» Work to do
Transcribe every line from the top down to the line with "err_hi_assim = [0.138, 0.274, 0.540]", both ends included, but not the pictures.

» Raw data
<<<<

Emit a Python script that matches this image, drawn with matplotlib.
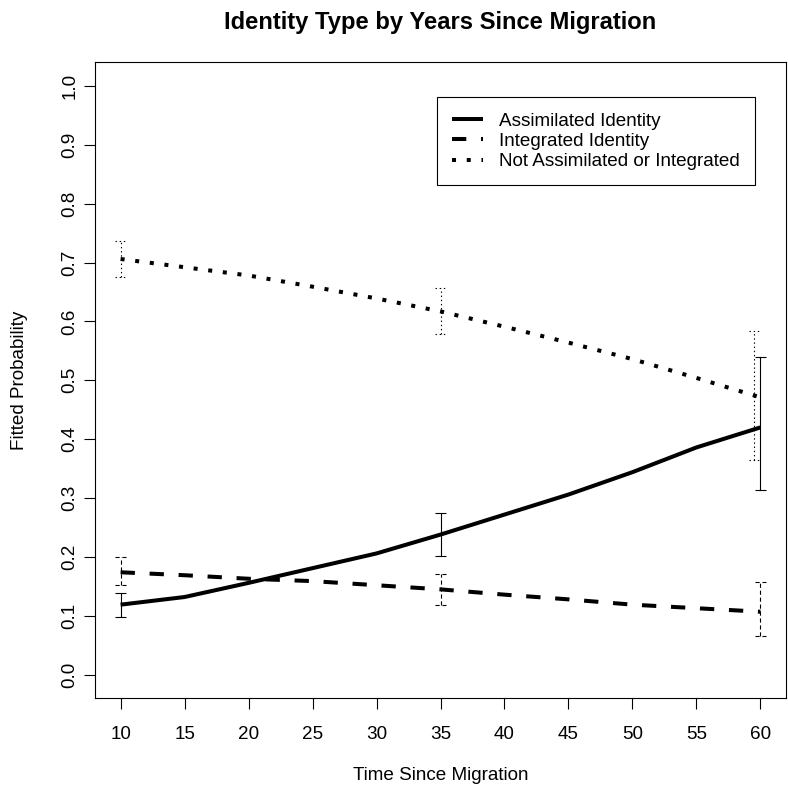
import matplotlib
matplotlib.use("Agg")
import matplotlib.pyplot as plt
from matplotlib.font_manager import FontProperties, findfont

plt.rcParams['font.family'] = ['Liberation Sans', 'DejaVu Sans']
plt.rcParams['lines.scale_dashes'] = False

# ---- data ----
years = [10, 15, 20, 25, 30, 35, 40, 45, 50, 55, 60]
assimilated = [0.119, 0.132, 0.156, 0.181, 0.206, 0.238, 0.272, 0.306, 0.344, 0.386, 0.420]
integrated = [0.174, 0.169, 0.163, 0.159, 0.152, 0.145, 0.136, 0.128, 0.119, 0.113, 0.107]
not_ai = [0.706, 0.692, 0.678, 0.659, 0.639, 0.617, 0.591, 0.564, 0.536, 0.504, 0.471]

err_x_assim = [10, 35, 60]
err_lo_assim = [0.098, 0.202, 0.314]
err_hi_assim = [0.138, 0.274, 0.540]

err_x_integ = [10, 35, 60]
err_lo_integ = [0.153, 0.119, 0.066]
err_hi_integ = [0.200, 0.171, 0.158]

err_x_not = [10, 35, 59.5]
err_lo_not = [0.675, 0.578, 0.365]
err_hi_not = [0.737, 0.657, 0.583]

labels = ["Assimilated Identity", "Integrated Identity", "Not Assimilated or Integrated"]
xticks = [10, 15, 20, 25, 30, 35, 40, 45, 50, 55, 60]
yticks = [0.0, 0.1, 0.2, 0.3, 0.4, 0.5, 0.6, 0.7, 0.8, 0.9, 1.0]

title = "Identity Type by Years Since Migration"
xlabel = "Time Since Migration"
ylabel = "Fitted Probability"

# ---- figure ----
W, H = 788, 790
fig = plt.figure(figsize=(W / 100, H / 100), dpi=100)
L, R, T, B = 95, 786, 62.3, 698.3
ax = fig.add_axes([L / W, 1 - B / H, (R - L) / W, (B - T) / H])

FS = 13.6
lw_main = 2.9
dash_main = (0, (10.3, 10.6))
dot_main = (0, (2.9, 7.7))

l1, = ax.plot(years, assimilated, color='black', lw=lw_main, ls='-', solid_capstyle='butt')
l2, = ax.plot(years, integrated, color='black', lw=lw_main, ls=dash_main, dash_capstyle='butt')
l3, = ax.plot(years, not_ai, color='black', lw=lw_main, ls=dot_main, dash_capstyle='butt')

cap = 0.43
def ebars(xs, lo, hi, ls):
    ax.vlines(xs, lo, hi, colors='black', lw=0.8, linestyles=[ls])
    ax.hlines(lo, [x - cap for x in xs], [x + cap for x in xs], colors='black', lw=0.8, linestyles=[ls])
    ax.hlines(hi, [x - cap for x in xs], [x + cap for x in xs], colors='black', lw=0.8, linestyles=[ls])

ebars(err_x_assim, err_lo_assim, err_hi_assim, '-')
ebars(err_x_integ, err_lo_integ, err_hi_integ, (0, (3, 2)))
ebars(err_x_not, err_lo_not, err_hi_not, (0, (1, 2)))

ax.set_xlim(8, 62)
ax.set_ylim(-0.04, 1.04)
ax.set_xticks(xticks)
ax.set_xticklabels([str(v) for v in xticks], fontsize=FS)
ax.set_yticks(yticks)
ax.set_yticklabels([f"{v:.1f}" for v in yticks], fontsize=FS, rotation=90, va='center')

for s in ax.spines.values():
    s.set_linewidth(0.8)
ax.tick_params(axis='both', direction='out', length=7.9, width=0.8, color='black')
ax.tick_params(axis='x', pad=12)
ax.tick_params(axis='y', pad=4)

ax.set_xlabel(xlabel, fontsize=FS)
ax.xaxis.set_label_coords(0.5, (B - 776) / (B - T))
ax.xaxis.label.set_va('center')
ax.set_ylabel(ylabel, fontsize=FS)
ax.yaxis.set_label_coords((20 - L) / (R - L), 0.5)
ax.yaxis.label.set_va('center')
ax.yaxis.label.set_ha('center')

# bold title: pick a regular-width bold sans
title_fam = 'Roboto'
for fam in ['Liberation Sans', 'Roboto', 'Inter', 'DejaVu Sans']:
    p = findfont(FontProperties(family=fam, weight='bold'), fallback_to_default=False) if True else None
    if 'Narrow' not in p and 'Regular' not in p and ('Bold' in p or 'bold' in p.lower()):
        title_fam = fam
        break
tsize = 17.0
ttl = fig.text((L + R) / 2 / W, 1 - 22 / H, title, family=title_fam, fontweight='bold',
               fontsize=tsize, ha='center', va='center')
fig.canvas.draw()
wpx = ttl.get_window_extent().width
ttl.set_fontsize(tsize * 432.0 / wpx)

leg = ax.legend([l1, l2, l3], labels, loc='upper left',
                bbox_to_anchor=((436.7 - L) / (R - L), (B - 97.3) / (B - T)),
                borderaxespad=0, fontsize=FS, frameon=True, fancybox=False,
                edgecolor='black', framealpha=1, handlelength=1.66,
                handletextpad=0.85, labelspacing=0.16, borderpad=0.8)
leg.get_frame().set_linewidth(0.8)

fig.savefig("out.png", dpi=100)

>>>>

» Result
Emit a Python script that matches this image, drawn with matplotlib.
import matplotlib
matplotlib.use("Agg")
import matplotlib.pyplot as plt
from matplotlib.font_manager import FontProperties, findfont

plt.rcParams['font.family'] = ['Liberation Sans', 'DejaVu Sans']
plt.rcParams['lines.scale_dashes'] = False

# ---- data ----
years = [10, 15, 20, 25, 30, 35, 40, 45, 50, 55, 60]
assimilated = [0.119, 0.132, 0.156, 0.181, 0.206, 0.238, 0.272, 0.306, 0.344, 0.386, 0.420]
integrated = [0.174, 0.169, 0.163, 0.159, 0.152, 0.145, 0.136, 0.128, 0.119, 0.113, 0.107]
not_ai = [0.706, 0.692, 0.678, 0.659, 0.639, 0.617, 0.591, 0.564, 0.536, 0.504, 0.471]

err_x_assim = [10, 35, 60]
err_lo_assim = [0.098, 0.202, 0.314]
err_hi_assim = [0.138, 0.274, 0.540]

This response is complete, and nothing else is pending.